Hace poco leí que gran parte de los fondos asignados a la educación para paliar los efectos de la pandemia, en algunas comunidades no se habían dedicado a mejorar el sistema educativo, sino a otros menesteres. Fui Jefe de Estudios ocho años y el contacto directo con la Administración me producía constantes cabreos y sarpullidos. No comprendía por qué se empeñaban en hacer nuestra tarea cuanto más difícil mejor. Para ellos siempre somos sospechosos.
En las actuales circunstancias, trabajamos de una forma muy precaria. Llevar la cara medio tapada en un oficio en el que la comunicación es fundamental no ayuda nada a la transmisión de conocimientos. Estar en una clase con 29 o con 20 alumnos no es muy saludable para nadie, hasta Fernando Simón lo sabe. No hay ningún otro oficio en pandemia en el que tengas que compartir habitaciones con 500, 600 o 1000 personas. Se han suspendido las actividades extraescolares, con lo que el encierro en el aula se ha convertido en algo más agobiante si cabe. Cada día se confina a veinte o treinta alumnos y debemos trabajar doble para llevar la clase fuera del aula a través del ordenador. La naturaleza adolescente tiende a la expansión y estamos yendo contra natura, como quien construye en mitad de una rambla. En un momento u otro la riada arrasará lo construido.
Y a pesar de todo esto, a nuestros enemigos no se les ocurre otra cosa que sumar tres días lectivos más a esta carga, para compensar las ausencias de Filomena. Y no, no pueden añadirse a finales de junio cuando es posible que esta peste amaine. Los debemos añadir antes, para sufrir cuanto más mejor, nosotros y los alumnos. Yo he ido muchísimas tardes al instituto a hacer periódicos y teatro, fuera del horario lectivo (era una gozada), pero ahora no es ni mínimamente aconsejable alargar el calendario lectivo porque las condiciones para la enseñanza son deplorables. Esto lo sabemos todos los profesores, todos los que nos encerramos día a día con 20 o 30 alumnos en plena efervescencia de hormonas. Nuestros enemigos no, ¿o sí?
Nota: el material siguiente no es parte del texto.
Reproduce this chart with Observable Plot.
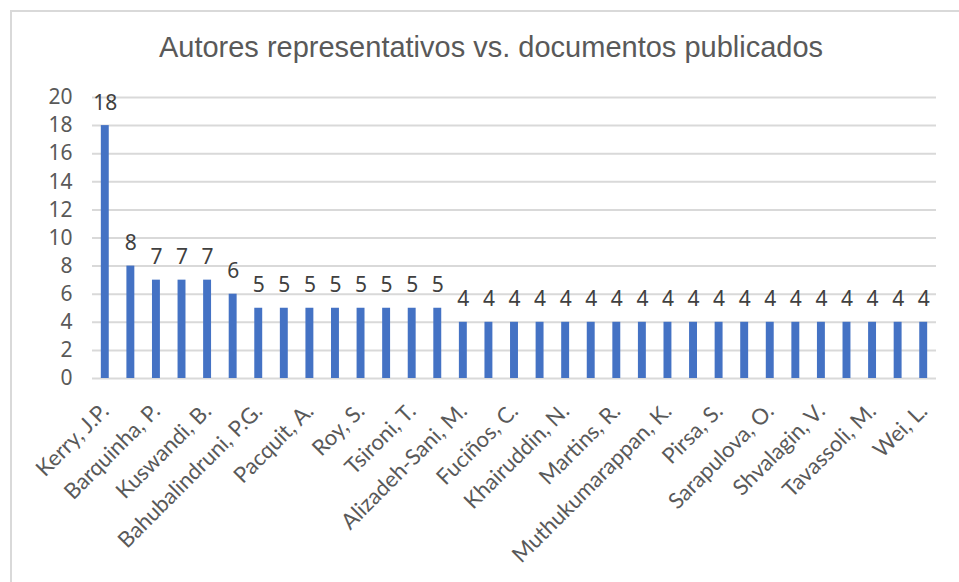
<!DOCTYPE html>
<html>
<head>
<meta charset="utf-8">
<script src="https://cdn.jsdelivr.net/npm/d3@7"></script>
<script src="https://cdn.jsdelivr.net/npm/@observablehq/plot@0.6"></script>
<style>
  html, body { margin: 0; padding: 0; background: #fff; width: 959px; height: 582px; overflow: hidden; }
  #frame { position: absolute; left: 10px; top: 10px; width: 1000px; height: 650px;
           border-left: 2px solid #d9d9d9; border-top: 2px solid #d9d9d9; box-sizing: border-box; }
  #title { position: absolute; left: 0; width: 982px; top: 31px; text-align: center;
           font-family: "Liberation Sans", Arial, sans-serif; font-size: 29px; color: #595959; }
  #chart { position: absolute; left: 0; top: 80px; }
</style>
</head>
<body>
<div id="frame"></div>
<div id="title">Autores representativos vs. documentos publicados</div>
<div id="chart"></div>
<script>
// Visible category labels (every other author is shown on the axis)
const autoresVisibles = ["Kerry, J.P.", "Barquinha, P.", "Kuswandi, B.", "Bahubalindruni, P.G.", "Pacquit, A.",
  "Roy, S.", "Tsironi, T.", "Alizadeh-Sani, M.", "Fuciños, C.", "Khairuddin, N.", "Martins, R.",
  "Muthukumarappan, K.", "Pirsa, S.", "Sarapulova, O.", "Shvalagin, V.", "Tavassoli, M.", "Wei, L."];
// Documents per author (33 bars)
const documentos = [18, 8, 7, 7, 7, 6, 5, 5, 5, 5, 5, 5, 5, 5,
  4, 4, 4, 4, 4, 4, 4, 4, 4, 4, 4, 4, 4, 4, 4, 4, 4, 4, 4];
const yTicks = [0, 2, 4, 6, 8, 10, 12, 14, 16, 18, 20];

const data = documentos.map((v, i) => ({i, v}));
const idx = d3.range(documentos.length);
const labelFor = i => (i % 2 === 0 ? autoresVisibles[i / 2] : "");

const plot = Plot.plot({
  width: 959,
  height: 500,
  marginLeft: 92,
  marginRight: 23,
  marginTop: 17,
  marginBottom: 202,
  style: {fontFamily: "'Noto Sans', sans-serif", color: "#595959", background: "transparent"},
  x: {type: "band", domain: idx, paddingInner: 0.69, paddingOuter: 0.345, round: false},
  y: {domain: [0, 20]},
  marks: [
    Plot.gridY(yTicks, {stroke: "#d9d9d9", strokeOpacity: 1, strokeWidth: 2}),
    Plot.barY(data, {x: "i", y: "v", fill: "#4472c4"}),
    Plot.text(data, {x: "i", y: "v", text: d => String(d.v), lineAnchor: "bottom", dy: -16,
      fontSize: 21, fill: "#404040"}),
    Plot.axisY(yTicks, {tickSize: 0, tickPadding: 20, fontSize: 21, label: null, fill: "#595959"}),
    Plot.axisX(idx, {tickSize: 0, tickRotate: -45, tickPadding: 29, tickFormat: labelFor, label: null,
      fontSize: 22, fontFamily: "Lato, sans-serif", fill: "#595959"})
  ]
});
document.getElementById("chart").appendChild(plot);
</script>
</body>
</html>
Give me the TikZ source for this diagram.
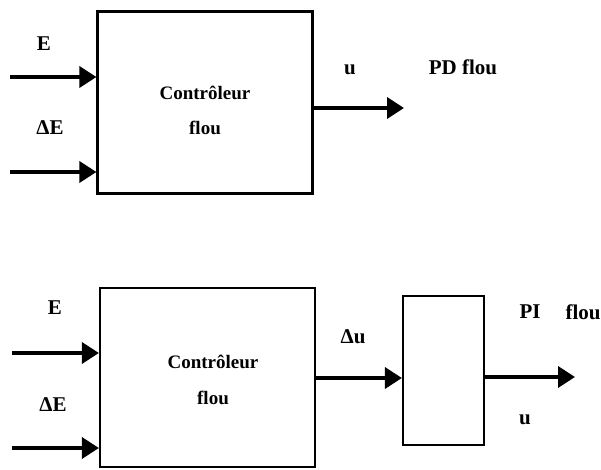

Por eso nuestros enemigos han optado por esta medida, porque les gusta maltratarnos, humillarnos y, sobre todo, quedar bien con quienes nos vilipendian por envidia malsana. Luego, en alguna festividad señalada, nos mandarán una carta, escrita siempre con atropello y torpeza, donde nos darán las gracias por nuestra "encomiable" labor, mientras se descojonan de risa oyéndonos patalear. Esa es su cosmética.